● **Problem**: Below are the records; copy each line in them that holds the word "this".

(Entries with chart source code)
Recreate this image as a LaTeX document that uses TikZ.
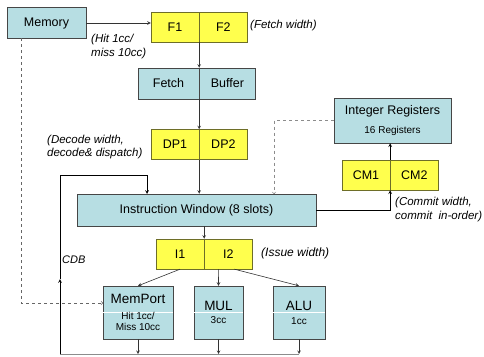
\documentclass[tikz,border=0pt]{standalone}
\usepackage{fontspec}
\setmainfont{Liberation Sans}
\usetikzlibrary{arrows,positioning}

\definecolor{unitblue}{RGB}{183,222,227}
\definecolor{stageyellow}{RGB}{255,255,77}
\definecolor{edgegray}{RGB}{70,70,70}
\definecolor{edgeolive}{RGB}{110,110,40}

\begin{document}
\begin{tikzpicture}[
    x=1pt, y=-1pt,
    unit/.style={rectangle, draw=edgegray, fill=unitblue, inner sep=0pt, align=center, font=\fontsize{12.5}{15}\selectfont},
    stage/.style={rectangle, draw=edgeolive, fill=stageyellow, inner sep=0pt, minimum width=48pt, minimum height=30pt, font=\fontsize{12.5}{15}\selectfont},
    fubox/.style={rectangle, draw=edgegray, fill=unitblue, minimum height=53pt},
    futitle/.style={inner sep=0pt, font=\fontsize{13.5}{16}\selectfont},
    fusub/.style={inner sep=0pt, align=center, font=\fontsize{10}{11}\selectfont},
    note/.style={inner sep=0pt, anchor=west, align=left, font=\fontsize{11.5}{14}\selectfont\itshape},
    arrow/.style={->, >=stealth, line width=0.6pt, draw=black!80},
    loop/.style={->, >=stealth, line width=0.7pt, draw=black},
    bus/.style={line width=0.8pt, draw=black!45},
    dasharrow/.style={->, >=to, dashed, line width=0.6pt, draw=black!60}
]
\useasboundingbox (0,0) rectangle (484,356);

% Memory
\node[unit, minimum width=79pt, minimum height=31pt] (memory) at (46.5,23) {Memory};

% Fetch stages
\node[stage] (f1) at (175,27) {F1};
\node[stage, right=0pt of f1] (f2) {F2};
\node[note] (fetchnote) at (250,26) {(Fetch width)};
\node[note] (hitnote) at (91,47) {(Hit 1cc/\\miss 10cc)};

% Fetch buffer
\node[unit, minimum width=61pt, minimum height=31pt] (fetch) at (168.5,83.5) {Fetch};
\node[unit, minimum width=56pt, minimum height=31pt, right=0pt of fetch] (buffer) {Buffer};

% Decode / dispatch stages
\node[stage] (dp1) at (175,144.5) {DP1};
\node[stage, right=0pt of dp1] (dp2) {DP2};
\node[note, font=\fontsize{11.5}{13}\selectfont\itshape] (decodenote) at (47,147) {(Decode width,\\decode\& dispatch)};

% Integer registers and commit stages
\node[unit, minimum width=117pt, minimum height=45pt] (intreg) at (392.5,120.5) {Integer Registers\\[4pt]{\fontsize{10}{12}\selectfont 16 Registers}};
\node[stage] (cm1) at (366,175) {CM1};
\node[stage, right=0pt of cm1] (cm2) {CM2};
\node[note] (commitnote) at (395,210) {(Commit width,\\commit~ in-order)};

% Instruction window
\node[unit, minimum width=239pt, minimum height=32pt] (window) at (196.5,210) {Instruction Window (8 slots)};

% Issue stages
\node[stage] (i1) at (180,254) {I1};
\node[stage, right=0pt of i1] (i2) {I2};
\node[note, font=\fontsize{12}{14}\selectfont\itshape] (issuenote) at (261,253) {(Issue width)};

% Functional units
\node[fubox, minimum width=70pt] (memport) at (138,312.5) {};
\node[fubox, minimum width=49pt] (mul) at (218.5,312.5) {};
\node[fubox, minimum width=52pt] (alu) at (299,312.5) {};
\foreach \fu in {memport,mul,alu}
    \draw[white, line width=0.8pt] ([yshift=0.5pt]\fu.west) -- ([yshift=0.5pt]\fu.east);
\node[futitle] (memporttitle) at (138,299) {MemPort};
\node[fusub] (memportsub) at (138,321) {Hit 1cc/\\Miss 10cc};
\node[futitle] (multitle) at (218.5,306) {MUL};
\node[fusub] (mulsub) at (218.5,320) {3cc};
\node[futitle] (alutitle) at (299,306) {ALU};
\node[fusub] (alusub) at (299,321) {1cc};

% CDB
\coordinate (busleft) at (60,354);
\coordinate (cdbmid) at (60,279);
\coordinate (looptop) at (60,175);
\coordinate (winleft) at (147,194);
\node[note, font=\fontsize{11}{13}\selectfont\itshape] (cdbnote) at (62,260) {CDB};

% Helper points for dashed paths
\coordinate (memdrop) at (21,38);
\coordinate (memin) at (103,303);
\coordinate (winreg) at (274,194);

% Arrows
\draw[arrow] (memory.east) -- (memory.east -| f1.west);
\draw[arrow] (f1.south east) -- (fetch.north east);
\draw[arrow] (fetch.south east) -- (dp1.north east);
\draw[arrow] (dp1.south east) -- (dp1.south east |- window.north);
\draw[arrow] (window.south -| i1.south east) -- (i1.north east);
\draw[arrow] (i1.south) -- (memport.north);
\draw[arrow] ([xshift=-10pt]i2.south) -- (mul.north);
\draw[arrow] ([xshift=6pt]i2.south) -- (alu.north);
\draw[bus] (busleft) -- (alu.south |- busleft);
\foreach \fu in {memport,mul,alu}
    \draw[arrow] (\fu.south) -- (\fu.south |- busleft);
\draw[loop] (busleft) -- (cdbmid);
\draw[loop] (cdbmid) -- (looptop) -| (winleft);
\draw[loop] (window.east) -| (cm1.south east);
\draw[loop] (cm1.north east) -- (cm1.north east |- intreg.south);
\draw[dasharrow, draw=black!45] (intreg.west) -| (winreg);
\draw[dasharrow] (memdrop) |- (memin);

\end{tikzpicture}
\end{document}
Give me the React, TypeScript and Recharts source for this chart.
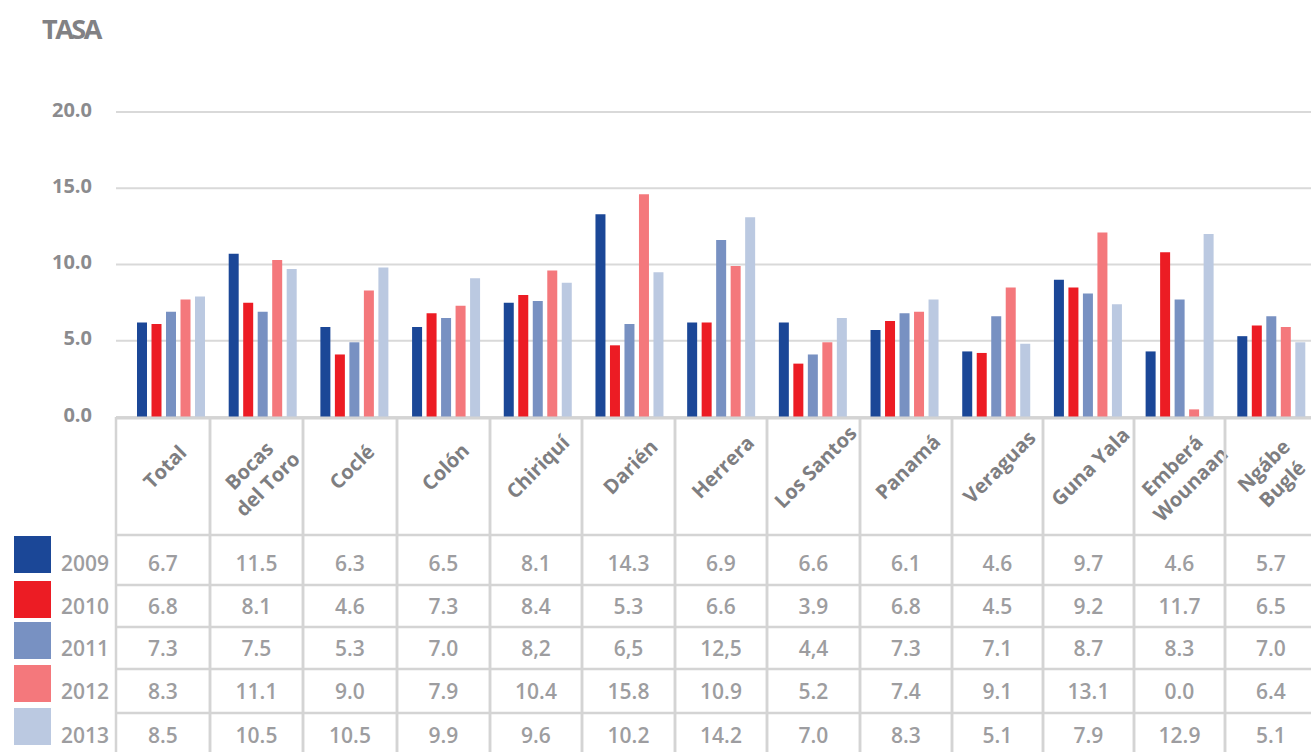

● **Task solution**:
Recreate this image as a LaTeX document that uses TikZ.
Give me the React, TypeScript and Recharts source for this chart.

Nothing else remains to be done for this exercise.